ポケゼミ報告2010「森のつくりだすもの」

森林生態保全学分野 德地 直子 准教授


 森は有形・無形のさまざまなものを私たちにもたらしてくれるが,森の実際の姿や森の作り出す機能の創出のためにどのようなしくみがあるのか,よく知っているとはいえない。このポケゼミ“森のつくりだすもの”は,森に入って,森にふれ,さまざまな森の性質をとらえることを目的としている。
 本実習は,和歌山研究林において夏季休業期間に行われる。和歌山研究林はフィールド研の研究林においても集落から離れた自然にめぐまれた地域にあり,また人工林率の高い森林からなる。そのため,以前は人工林の育成に関する林学教室の実習が行われていた。
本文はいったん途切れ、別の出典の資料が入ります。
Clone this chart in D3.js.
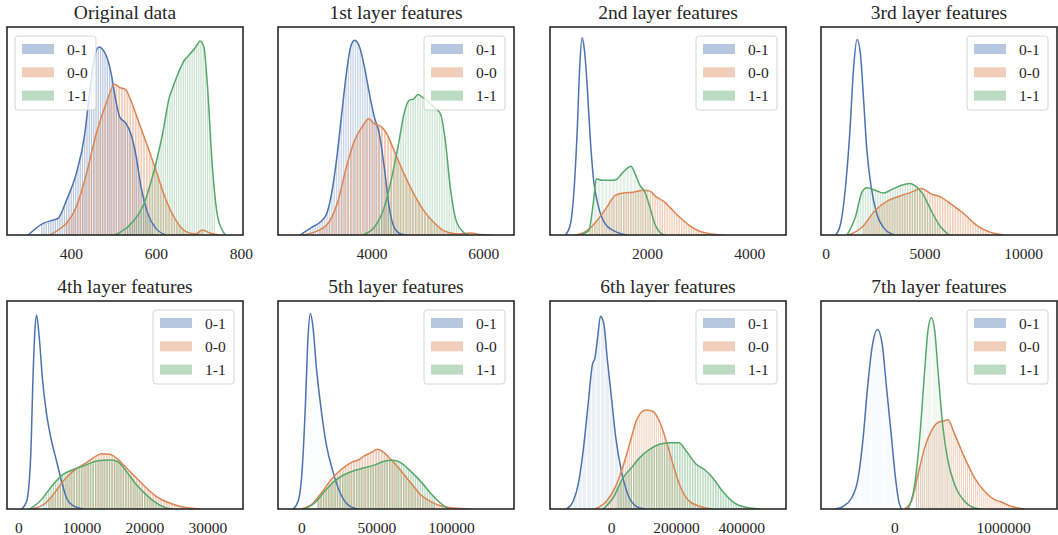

このような特徴を生かし,自然の森林を体験するだけでなく,現在産業として厳しい状態にある林業についても考えるきっかけとしてもらいたいとカリキュラムを立てている。また、大学で行われている研究活動に触れる意味で、今年度は特に、森と川のつながりにおいて見落とされがちであった河川内での水質形成プロセスに関わる実験を加え、以下のようなスケジュールとなった。

第一日目
 研究林を源流のひとつとする有田川の下流地点に集合し,上流に向かって河川水をサンプリング・調査しながら研究林にはいる。

第二日目
 和歌山研究林が設置されて以来手付かずで残されている貴重な天然生林とそれをとりまく人工林内を散策し,樹木の識別を通して自然の営みを見つけ,天然林,人工林のそれぞれの特徴を学習する。

第三日目
 研究林内の河川において、栄養塩、塩など異なる溶質を添加する実験を行った。その際に導電率計を用い、河川内での水質形成について考える。また、人工林を管理することの重要性を学び,実際に間伐体験を行う。
 これらのまとめのレポートを作成する。

 河川内での水質形成については、これまで見落とされがちなプロセスであり、これまで我が国での研究も数河川でしか行われていない。そのため、“森が水をつくる“というキャッチフレーズめいた感覚をもつにすぎない新入生にとっては、河川内を対象にすることは非常に不思議に(?)思われている様子であった。
 非常にささやかな体験ではあるが、林業という生業の部分、そこにある木材生産やそこから派生する水質形成の科学的な見方など、少し何かを感じてもらえたのではないかと思っている。